Extract, word for word, every line from the one containing "Give me the Plotly source for this chart." through the one containing "import plotly.graph_objects as go", with both end lines kept.

**** Dataset

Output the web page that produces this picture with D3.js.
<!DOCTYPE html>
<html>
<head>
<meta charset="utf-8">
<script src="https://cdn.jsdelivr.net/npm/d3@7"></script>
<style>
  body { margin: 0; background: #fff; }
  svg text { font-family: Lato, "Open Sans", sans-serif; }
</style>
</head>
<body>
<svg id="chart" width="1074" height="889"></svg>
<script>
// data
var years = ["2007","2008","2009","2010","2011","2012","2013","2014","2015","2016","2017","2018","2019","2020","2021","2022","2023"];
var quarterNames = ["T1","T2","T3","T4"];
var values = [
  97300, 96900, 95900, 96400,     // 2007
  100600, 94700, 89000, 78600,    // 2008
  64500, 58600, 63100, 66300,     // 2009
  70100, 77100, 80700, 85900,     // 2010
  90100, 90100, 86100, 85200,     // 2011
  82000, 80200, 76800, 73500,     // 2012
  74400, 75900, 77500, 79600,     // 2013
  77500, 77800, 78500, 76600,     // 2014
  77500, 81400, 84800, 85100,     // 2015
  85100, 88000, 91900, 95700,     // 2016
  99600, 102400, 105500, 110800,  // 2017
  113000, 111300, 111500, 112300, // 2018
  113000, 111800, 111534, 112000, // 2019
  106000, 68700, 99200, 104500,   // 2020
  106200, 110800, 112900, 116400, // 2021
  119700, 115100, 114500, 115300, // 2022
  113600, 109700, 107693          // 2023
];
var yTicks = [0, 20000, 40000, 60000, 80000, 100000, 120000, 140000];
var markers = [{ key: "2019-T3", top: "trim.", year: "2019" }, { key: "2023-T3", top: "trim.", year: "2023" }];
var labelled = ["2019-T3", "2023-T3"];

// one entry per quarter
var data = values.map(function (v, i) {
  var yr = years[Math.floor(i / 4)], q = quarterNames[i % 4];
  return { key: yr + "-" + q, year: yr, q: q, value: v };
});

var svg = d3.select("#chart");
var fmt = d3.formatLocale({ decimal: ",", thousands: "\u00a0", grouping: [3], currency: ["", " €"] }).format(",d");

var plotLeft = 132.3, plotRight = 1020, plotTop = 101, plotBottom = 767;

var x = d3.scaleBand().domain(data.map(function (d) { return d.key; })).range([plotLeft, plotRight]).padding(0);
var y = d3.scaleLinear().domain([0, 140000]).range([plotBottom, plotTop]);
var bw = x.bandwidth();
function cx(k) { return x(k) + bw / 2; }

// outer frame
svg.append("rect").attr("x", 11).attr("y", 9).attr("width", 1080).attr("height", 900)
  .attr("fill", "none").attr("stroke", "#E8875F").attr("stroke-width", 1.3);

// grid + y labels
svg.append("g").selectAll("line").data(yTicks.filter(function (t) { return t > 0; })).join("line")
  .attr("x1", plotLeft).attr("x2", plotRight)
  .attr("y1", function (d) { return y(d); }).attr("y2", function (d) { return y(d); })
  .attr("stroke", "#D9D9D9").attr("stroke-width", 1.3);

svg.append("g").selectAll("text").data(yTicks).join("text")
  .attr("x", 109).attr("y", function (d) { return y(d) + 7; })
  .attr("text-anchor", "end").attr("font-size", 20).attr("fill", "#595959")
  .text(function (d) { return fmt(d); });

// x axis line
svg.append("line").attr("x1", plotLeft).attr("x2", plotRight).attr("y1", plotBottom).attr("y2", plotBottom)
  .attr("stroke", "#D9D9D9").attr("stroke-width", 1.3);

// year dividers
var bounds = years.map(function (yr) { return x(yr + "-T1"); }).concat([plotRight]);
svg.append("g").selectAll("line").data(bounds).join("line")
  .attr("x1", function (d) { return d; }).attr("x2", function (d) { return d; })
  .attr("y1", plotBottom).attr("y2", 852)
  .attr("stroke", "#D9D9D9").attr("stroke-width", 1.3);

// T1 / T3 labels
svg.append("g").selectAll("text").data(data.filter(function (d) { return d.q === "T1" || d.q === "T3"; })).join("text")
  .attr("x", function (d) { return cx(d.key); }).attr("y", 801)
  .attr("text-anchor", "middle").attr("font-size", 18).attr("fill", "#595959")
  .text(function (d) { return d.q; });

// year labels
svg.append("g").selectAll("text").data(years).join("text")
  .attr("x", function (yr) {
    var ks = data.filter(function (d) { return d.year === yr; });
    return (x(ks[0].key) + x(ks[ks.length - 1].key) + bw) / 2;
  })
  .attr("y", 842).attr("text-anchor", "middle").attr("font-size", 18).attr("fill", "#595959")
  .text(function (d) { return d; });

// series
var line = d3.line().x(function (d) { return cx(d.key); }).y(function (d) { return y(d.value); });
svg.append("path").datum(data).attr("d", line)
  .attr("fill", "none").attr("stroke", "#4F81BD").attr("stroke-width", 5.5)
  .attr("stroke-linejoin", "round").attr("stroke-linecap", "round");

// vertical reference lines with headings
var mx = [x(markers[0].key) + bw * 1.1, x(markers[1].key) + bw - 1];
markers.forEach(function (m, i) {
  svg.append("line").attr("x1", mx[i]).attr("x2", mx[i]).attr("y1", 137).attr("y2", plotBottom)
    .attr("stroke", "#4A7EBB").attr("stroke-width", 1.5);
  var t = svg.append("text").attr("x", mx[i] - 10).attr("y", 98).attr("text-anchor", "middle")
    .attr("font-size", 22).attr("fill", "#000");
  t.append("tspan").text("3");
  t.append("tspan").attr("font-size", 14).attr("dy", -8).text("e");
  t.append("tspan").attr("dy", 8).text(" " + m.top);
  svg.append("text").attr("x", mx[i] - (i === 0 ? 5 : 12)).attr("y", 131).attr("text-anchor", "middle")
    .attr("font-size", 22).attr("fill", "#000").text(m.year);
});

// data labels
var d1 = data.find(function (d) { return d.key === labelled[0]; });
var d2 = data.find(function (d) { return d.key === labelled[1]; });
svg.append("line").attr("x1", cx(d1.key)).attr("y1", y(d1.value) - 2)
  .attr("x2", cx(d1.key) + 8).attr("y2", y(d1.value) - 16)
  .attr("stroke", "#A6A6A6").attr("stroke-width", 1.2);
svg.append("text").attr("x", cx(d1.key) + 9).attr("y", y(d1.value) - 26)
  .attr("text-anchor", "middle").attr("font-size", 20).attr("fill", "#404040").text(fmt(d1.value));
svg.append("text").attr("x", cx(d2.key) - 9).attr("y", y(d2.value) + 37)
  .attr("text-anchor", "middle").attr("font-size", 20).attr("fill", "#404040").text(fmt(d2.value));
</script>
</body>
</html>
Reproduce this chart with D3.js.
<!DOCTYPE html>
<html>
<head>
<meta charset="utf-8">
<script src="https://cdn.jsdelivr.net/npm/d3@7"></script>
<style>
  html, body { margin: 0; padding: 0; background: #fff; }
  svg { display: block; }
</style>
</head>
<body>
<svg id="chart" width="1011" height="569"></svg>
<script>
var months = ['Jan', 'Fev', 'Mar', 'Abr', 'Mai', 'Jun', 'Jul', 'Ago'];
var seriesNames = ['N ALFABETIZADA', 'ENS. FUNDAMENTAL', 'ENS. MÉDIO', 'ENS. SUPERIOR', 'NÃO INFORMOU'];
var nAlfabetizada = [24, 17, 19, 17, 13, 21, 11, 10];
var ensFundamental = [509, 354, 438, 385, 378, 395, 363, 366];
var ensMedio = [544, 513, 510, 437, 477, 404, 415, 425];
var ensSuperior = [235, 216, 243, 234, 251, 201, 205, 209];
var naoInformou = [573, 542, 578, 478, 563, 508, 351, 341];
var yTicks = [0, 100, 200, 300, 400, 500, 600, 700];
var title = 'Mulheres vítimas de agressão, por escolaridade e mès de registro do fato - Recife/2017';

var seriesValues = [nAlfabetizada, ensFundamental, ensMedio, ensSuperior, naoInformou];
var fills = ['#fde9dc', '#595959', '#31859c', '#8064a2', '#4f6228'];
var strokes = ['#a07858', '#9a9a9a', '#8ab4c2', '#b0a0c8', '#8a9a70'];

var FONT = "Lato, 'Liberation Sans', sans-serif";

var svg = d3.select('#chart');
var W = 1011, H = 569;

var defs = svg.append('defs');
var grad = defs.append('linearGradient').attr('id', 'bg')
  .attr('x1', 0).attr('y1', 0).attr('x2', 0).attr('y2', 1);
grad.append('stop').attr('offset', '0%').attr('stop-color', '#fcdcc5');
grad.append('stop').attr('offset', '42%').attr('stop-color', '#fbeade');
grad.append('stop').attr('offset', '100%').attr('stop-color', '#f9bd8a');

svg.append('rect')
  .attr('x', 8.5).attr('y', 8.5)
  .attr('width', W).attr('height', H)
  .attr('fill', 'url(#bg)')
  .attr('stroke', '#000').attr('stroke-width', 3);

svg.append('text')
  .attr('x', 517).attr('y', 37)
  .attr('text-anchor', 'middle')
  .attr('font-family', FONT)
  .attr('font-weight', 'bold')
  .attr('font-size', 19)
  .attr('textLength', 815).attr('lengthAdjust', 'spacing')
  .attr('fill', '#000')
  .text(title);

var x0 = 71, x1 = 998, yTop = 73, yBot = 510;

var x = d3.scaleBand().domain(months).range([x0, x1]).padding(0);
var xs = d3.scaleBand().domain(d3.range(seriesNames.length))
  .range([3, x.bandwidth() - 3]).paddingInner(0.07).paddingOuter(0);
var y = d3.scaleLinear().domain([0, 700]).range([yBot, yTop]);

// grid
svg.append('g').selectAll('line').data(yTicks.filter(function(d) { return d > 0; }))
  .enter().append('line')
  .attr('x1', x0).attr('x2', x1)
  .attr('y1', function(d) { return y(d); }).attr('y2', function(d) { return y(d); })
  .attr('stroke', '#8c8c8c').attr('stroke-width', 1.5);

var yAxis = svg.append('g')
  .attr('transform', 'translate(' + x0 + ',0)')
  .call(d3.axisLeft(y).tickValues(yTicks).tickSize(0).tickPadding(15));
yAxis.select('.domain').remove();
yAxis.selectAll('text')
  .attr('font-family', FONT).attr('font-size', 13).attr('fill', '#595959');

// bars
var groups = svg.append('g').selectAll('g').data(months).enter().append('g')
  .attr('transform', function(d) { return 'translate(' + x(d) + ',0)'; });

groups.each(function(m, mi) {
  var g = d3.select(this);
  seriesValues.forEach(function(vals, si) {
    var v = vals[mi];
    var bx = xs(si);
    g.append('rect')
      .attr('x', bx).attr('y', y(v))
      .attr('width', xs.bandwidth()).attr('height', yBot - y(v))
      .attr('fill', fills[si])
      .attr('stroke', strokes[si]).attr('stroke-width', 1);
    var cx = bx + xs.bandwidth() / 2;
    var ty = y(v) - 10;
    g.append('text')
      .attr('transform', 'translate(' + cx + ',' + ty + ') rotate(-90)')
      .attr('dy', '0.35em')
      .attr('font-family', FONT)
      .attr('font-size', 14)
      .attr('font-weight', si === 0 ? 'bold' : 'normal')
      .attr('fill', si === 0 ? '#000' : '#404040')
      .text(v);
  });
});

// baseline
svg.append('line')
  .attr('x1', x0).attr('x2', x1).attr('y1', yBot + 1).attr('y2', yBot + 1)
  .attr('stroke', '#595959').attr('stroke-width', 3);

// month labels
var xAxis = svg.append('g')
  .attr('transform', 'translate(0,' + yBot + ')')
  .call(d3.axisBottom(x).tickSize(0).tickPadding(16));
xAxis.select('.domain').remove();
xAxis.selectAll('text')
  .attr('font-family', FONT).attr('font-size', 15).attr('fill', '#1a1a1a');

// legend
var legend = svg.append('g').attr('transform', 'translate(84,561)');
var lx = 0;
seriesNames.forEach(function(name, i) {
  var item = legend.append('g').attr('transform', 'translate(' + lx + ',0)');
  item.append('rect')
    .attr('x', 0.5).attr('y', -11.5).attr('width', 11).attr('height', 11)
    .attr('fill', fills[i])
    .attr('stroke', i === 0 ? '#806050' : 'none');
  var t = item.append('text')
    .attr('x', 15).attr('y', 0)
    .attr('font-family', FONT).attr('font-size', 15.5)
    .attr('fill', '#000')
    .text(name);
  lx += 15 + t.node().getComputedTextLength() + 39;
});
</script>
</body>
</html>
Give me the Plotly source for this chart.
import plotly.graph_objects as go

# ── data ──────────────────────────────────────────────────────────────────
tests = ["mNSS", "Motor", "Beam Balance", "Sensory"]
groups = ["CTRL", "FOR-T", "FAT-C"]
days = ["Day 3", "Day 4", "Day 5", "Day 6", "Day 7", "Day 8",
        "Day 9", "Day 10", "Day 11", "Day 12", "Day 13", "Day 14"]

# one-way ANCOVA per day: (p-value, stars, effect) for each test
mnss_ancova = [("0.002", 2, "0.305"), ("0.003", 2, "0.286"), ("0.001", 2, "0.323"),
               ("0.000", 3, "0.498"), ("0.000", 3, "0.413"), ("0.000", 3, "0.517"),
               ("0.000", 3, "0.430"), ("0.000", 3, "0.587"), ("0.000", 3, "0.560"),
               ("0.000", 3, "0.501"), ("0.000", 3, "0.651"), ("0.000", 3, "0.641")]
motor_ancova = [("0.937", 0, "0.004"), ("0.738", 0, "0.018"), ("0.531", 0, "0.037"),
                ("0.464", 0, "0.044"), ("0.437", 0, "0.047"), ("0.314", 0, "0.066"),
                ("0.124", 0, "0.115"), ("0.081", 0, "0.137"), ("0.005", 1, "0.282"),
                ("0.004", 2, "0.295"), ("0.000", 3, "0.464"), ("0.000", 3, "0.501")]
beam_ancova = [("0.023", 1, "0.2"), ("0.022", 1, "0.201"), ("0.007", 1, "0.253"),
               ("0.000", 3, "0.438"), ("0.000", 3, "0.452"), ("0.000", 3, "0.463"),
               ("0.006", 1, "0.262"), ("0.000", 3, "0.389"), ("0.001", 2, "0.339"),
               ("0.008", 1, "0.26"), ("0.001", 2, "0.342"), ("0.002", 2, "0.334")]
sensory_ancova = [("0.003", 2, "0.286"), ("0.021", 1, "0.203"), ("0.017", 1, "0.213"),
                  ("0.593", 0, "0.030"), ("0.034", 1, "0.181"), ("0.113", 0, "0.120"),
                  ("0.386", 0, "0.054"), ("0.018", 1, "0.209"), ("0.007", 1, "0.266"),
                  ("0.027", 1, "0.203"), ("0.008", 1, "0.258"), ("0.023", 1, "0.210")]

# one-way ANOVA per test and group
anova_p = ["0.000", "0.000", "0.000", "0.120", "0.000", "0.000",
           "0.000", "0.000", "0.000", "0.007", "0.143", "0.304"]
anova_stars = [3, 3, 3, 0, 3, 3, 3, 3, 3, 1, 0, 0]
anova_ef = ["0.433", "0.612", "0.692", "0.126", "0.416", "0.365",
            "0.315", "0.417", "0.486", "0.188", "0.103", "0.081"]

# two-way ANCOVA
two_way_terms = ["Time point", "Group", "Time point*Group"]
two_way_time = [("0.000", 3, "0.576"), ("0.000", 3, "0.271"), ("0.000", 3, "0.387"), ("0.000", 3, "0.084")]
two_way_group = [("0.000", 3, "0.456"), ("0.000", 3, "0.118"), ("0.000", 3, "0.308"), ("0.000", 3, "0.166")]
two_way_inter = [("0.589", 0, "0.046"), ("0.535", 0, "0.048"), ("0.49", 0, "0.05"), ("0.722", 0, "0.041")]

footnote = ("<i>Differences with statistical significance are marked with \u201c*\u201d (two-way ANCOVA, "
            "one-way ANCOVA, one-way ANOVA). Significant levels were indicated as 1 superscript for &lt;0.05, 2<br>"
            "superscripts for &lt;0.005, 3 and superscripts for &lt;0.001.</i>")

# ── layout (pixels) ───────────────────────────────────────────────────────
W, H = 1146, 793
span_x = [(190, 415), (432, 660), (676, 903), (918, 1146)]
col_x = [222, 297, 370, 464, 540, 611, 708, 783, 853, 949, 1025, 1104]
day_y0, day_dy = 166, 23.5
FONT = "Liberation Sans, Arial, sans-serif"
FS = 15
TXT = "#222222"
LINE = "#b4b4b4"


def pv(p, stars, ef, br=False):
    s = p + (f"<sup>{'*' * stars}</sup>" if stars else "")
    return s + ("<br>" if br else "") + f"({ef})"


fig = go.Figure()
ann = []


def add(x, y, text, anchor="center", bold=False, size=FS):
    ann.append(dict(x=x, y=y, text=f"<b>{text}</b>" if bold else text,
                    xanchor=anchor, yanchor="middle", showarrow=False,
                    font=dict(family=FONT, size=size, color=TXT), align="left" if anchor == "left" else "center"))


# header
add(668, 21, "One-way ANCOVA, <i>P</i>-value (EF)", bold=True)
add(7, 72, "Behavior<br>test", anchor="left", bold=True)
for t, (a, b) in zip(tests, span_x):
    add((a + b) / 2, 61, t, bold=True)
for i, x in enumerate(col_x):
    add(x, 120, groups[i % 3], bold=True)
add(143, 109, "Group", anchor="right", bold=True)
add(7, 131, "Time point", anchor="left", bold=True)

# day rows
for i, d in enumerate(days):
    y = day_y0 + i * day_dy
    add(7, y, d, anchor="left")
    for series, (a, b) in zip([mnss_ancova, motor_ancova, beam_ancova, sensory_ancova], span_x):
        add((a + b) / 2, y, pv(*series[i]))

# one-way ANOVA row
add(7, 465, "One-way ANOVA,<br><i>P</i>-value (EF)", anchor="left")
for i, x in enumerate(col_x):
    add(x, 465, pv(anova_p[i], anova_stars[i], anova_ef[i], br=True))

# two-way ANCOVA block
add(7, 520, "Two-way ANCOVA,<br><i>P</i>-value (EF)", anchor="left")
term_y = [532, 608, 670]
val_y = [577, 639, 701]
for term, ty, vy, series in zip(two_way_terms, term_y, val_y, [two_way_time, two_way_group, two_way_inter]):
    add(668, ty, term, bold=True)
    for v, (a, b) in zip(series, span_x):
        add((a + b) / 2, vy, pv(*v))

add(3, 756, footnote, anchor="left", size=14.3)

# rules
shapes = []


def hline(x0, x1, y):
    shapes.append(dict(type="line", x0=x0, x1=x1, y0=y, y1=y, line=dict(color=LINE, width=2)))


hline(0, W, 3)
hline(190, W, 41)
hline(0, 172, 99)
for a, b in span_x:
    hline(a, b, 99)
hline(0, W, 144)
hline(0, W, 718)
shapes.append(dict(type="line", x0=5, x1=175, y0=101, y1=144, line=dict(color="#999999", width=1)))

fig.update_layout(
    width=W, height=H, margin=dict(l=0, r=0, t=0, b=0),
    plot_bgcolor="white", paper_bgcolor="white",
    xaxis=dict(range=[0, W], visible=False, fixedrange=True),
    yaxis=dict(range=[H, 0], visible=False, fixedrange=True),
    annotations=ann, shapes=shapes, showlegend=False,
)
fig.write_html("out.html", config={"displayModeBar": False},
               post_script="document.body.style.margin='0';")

********

**Output of the exercise**.
Give me the Plotly source for this chart.
import plotly.graph_objects as go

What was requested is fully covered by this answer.